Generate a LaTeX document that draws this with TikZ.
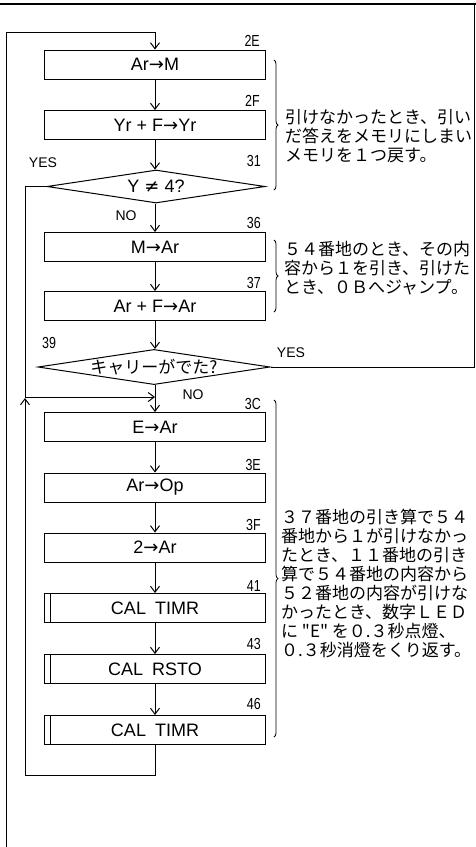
\documentclass[tikz,border=0pt]{standalone}
\usepackage{fontspec}
\setmainfont{Liberation Sans}
\newfontfamily\jpfont{Noto Sans CJK JP}
\newfontfamily\dvfont{DejaVu Sans}
\usetikzlibrary{arrows.meta,decorations.pathreplacing,shapes.geometric}
\newcommand\narrowtxt[1]{\scalebox{0.78}[1]{#1}}
\newcommand\rarr{{\dvfont\symbol{"2192}}}
\tikzset{
  x=1pt, y=-1pt,
  ln/.style={line width=1pt},
  arr/.style={ln, -{Straight Barb[length=6pt,width=9pt,line width=1pt]}},
  proc/.style={draw, ln, minimum width=221pt, minimum height=29pt, inner sep=0pt,
               font=\fontsize{18}{18}\selectfont},
  dec/.style={draw, ln, diamond, inner sep=0pt, aspect=6.6,
              minimum width=218pt, minimum height=33pt,
              font=\fontsize{18}{18}\selectfont},
  addr/.style={inner sep=0pt, anchor=south east, font=\fontsize{16}{16}\selectfont},
  yn/.style={inner sep=0pt, font=\fontsize{14}{14}\selectfont},
  note/.style={inner sep=0pt, anchor=north west, align=left,
               font=\jpfont\fontsize{17}{19}\selectfont},
  brc/.style={line width=0.8pt, decorate, decoration={brace, amplitude=4pt}}
}
\begin{document}
\begin{tikzpicture}
\useasboundingbox (0,0) rectangle (476,847);
% page rule
\draw[line width=1.3pt] (0,4) -- (476,4);

% boxes
\node[proc] (b1) at (155,64.5) {Ar\rarr M};
\node[proc] (b2) at (155,125) {Yr + F\rarr Yr};
\node[dec]  (d1) at (156,186.5) {Y {\dvfont ≠} 4?};
\node[proc] (b3) at (155,247) {M\rarr Ar};
\node[proc] (b4) at (155,306) {Ar + F\rarr Ar};
\node[dec, minimum width=222pt] (d2) at (154,367) {\jpfont\fontsize{17}{17}\selectfont キャリーがでた?};
\node[proc] (b5) at (155,427) {E\rarr Ar};
\node[proc] (b6) at (155,487.5) {Ar\rarr Op};
\node[proc] (b7) at (155,547.5) {2\rarr Ar};
\node[proc] (b8) at (155,608) {CAL\hspace{9pt}TIMR};
\node[proc] (b9) at (155,669) {CAL\hspace{9pt}RSTO};
\node[proc] (b10) at (155,730) {CAL\hspace{9pt}TIMR};
\foreach \b in {b8,b9,b10}
  \draw[ln] ([xshift=6pt]\b.north west) -- ([xshift=6pt]\b.south west);

% address labels
\node[addr] at (260,47) {\narrowtxt{2E}};
\node[addr] at (260,107) {\narrowtxt{2F}};
\node[addr] at (261,167) {\narrowtxt{31}};
\node[addr] at (261,229) {\narrowtxt{36}};
\node[addr] at (261,289) {\narrowtxt{37}};
\node[addr, anchor=south west] at (42,349) {\narrowtxt{39}};
\node[addr] at (261,410) {\narrowtxt{3C}};
\node[addr] at (261,471) {\narrowtxt{3E}};
\node[addr] at (261,531) {\narrowtxt{3F}};
\node[addr] at (261,592) {\narrowtxt{41}};
\node[addr] at (261,650) {\narrowtxt{43}};
\node[addr] at (261,710) {\narrowtxt{46}};

% yes/no labels
\node[yn] (yes1) at (43,163) {YES};
\node[yn] (no1) at (126,215.5) {NO};
\node[yn] (yes2) at (291,353) {YES};
\node[yn] (no2) at (193,395) {NO};

% main flow
\draw[arr] (b1) -- (b2);
\draw[arr] (b2) -- (d1.north -| b2);
\draw[arr] (d1.south -| b2) -- (b3);
\draw[arr] (b3) -- (b4);
\draw[arr] (b4) -- (d2.north -| b4);
\draw[arr] (d2.south -| b4) -- (b5);
\draw[arr] (b5) -- (b6);
\draw[arr] (b6) -- (b7);
\draw[arr] (b7) -- (b8);
\draw[arr] (b8) -- (b9);
\draw[arr] (b9) -- (b10);

% entry from left
\coordinate (entry) at (6,847);
\draw[arr] (entry) |- ([yshift=17pt]b1.north) -- (b1.north);

% YES of 31 to merge
\coordinate (ycorner) at (25,397);
\coordinate (merge) at (155,397);
\draw[arr] (d1.west) -| (ycorner) -- (merge);

% loop back
\coordinate (loopend) at (25,398);
\draw[arr] (b10.south) -- ++(0,30) -| (loopend);

% YES of 39 to right edge
\coordinate (exit) at (474,4);
\draw[ln] (d2.east) -| (exit);

% braces
\draw[brc] (274,60) -- (274,190);
\draw[brc] (274,240) -- (274,312);
\draw[brc, decoration={brace, amplitude=4pt, aspect=0.53}] (274,400) -- (274,737);

% notes
\node[note] (n1) at (285,109) {引けなかったとき、引い\\だ答えをメモリにしまい\\メモリを１つ戻す。};
\node[note] (n2) at (284,241.5) {５４番地のとき、その内\\容から１を引き、引けた\\とき、０Ｂへジャンプ。};
\node[note] (n3) at (281,508.5) {３７番地の引き算で５４\\番地から１が引けなかっ\\たとき、１１番地の引き\\算で５４番地の内容から\\５２番地の内容が引けな\\かったとき、数字ＬＥＤ\\に "E" を０.３秒点燈、\\０.３秒消燈をくり返す。};
\end{tikzpicture}
\end{document}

### EXERCISE AIM
Reproduce all of the data exactly, omitting each picture it holds.

### RESULT FOR THIS TASK
Generate a LaTeX document that draws this with TikZ.
\documentclass[tikz,border=0pt]{standalone}
\usepackage{fontspec}
\setmainfont{Liberation Sans}
\newfontfamily\jpfont{Noto Sans CJK JP}
\newfontfamily\dvfont{DejaVu Sans}
\usetikzlibrary{arrows.meta,decorations.pathreplacing,shapes.geometric}
\newcommand\narrowtxt[1]{\scalebox{0.78}[1]{#1}}
\newcommand\rarr{{\dvfont\symbol{"2192}}}
\tikzset{
  x=1pt, y=-1pt,
  ln/.style={line width=1pt},
  arr/.style={ln, -{Straight Barb[length=6pt,width=9pt,line width=1pt]}},
  proc/.style={draw, ln, minimum width=221pt, minimum height=29pt, inner sep=0pt,
               font=\fontsize{18}{18}\selectfont},
  dec/.style={draw, ln, diamond, inner sep=0pt, aspect=6.6,
              minimum width=218pt, minimum height=33pt,
              font=\fontsize{18}{18}\selectfont},
  addr/.style={inner sep=0pt, anchor=south east, font=\fontsize{16}{16}\selectfont},
  yn/.style={inner sep=0pt, font=\fontsize{14}{14}\selectfont},
  note/.style={inner sep=0pt, anchor=north west, align=left,
               font=\jpfont\fontsize{17}{19}\selectfont},
  brc/.style={line width=0.8pt, decorate, decoration={brace, amplitude=4pt}}
}
\begin{document}
\begin{tikzpicture}
\useasboundingbox (0,0) rectangle (476,847);
% page rule
\draw[line width=1.3pt] (0,4) -- (476,4);

% boxes
\node[proc] (b1) at (155,64.5) {Ar\rarr M};
\node[proc] (b2) at (155,125) {Yr + F\rarr Yr};
\node[dec]  (d1) at (156,186.5) {Y {\dvfont ≠} 4?};
\node[proc] (b3) at (155,247) {M\rarr Ar};
\node[proc] (b4) at (155,306) {Ar + F\rarr Ar};
\node[dec, minimum width=222pt] (d2) at (154,367) {\jpfont\fontsize{17}{17}\selectfont キャリーがでた?};
\node[proc] (b5) at (155,427) {E\rarr Ar};
\node[proc] (b6) at (155,487.5) {Ar\rarr Op};
\node[proc] (b7) at (155,547.5) {2\rarr Ar};
\node[proc] (b8) at (155,608) {CAL\hspace{9pt}TIMR};
\node[proc] (b9) at (155,669) {CAL\hspace{9pt}RSTO};
\node[proc] (b10) at (155,730) {CAL\hspace{9pt}TIMR};
\foreach \b in {b8,b9,b10}
  \draw[ln] ([xshift=6pt]\b.north west) -- ([xshift=6pt]\b.south west);

% address labels
\node[addr] at (260,47) {\narrowtxt{2E}};
\node[addr] at (260,107) {\narrowtxt{2F}};
\node[addr] at (261,167) {\narrowtxt{31}};
\node[addr] at (261,229) {\narrowtxt{36}};
\node[addr] at (261,289) {\narrowtxt{37}};
\node[addr, anchor=south west] at (42,349) {\narrowtxt{39}};
\node[addr] at (261,410) {\narrowtxt{3C}};
\node[addr] at (261,471) {\narrowtxt{3E}};
\node[addr] at (261,531) {\narrowtxt{3F}};
\node[addr] at (261,592) {\narrowtxt{41}};
\node[addr] at (261,650) {\narrowtxt{43}};
\node[addr] at (261,710) {\narrowtxt{46}};

% yes/no labels
\node[yn] (yes1) at (43,163) {YES};
\node[yn] (no1) at (126,215.5) {NO};
\node[yn] (yes2) at (291,353) {YES};
\node[yn] (no2) at (193,395) {NO};

% main flow
\draw[arr] (b1) -- (b2);
\draw[arr] (b2) -- (d1.north -| b2);
\draw[arr] (d1.south -| b2) -- (b3);
\draw[arr] (b3) -- (b4);
\draw[arr] (b4) -- (d2.north -| b4);
\draw[arr] (d2.south -| b4) -- (b5);
\draw[arr] (b5) -- (b6);
\draw[arr] (b6) -- (b7);
\draw[arr] (b7) -- (b8);
\draw[arr] (b8) -- (b9);
\draw[arr] (b9) -- (b10);

% entry from left
\coordinate (entry) at (6,847);
\draw[arr] (entry) |- ([yshift=17pt]b1.north) -- (b1.north);

% YES of 31 to merge
\coordinate (ycorner) at (25,397);
\coordinate (merge) at (155,397);
\draw[arr] (d1.west) -| (ycorner) -- (merge);

% loop back
\coordinate (loopend) at (25,398);
\draw[arr] (b10.south) -- ++(0,30) -| (loopend);

% YES of 39 to right edge
\coordinate (exit) at (474,4);
\draw[ln] (d2.east) -| (exit);

% braces
\draw[brc] (274,60) -- (274,190);
\draw[brc] (274,240) -- (274,312);
\draw[brc, decoration={brace, amplitude=4pt, aspect=0.53}] (274,400) -- (274,737);

% notes
\node[note] (n1) at (285,109) {引けなかったとき、引い\\だ答えをメモリにしまい\\メモリを１つ戻す。};
\node[note] (n2) at (284,241.5) {５４番地のとき、その内\\容から１を引き、引けた\\とき、０Ｂへジャンプ。};
\node[note] (n3) at (281,508.5) {３７番地の引き算で５４\\番地から１が引けなかっ\\たとき、１１番地の引き\\算で５４番地の内容から\\５２番地の内容が引けな\\かったとき、数字ＬＥＤ\\に "E" を０.３秒点燈、\\０.３秒消燈をくり返す。};
\end{tikzpicture}
\end{document}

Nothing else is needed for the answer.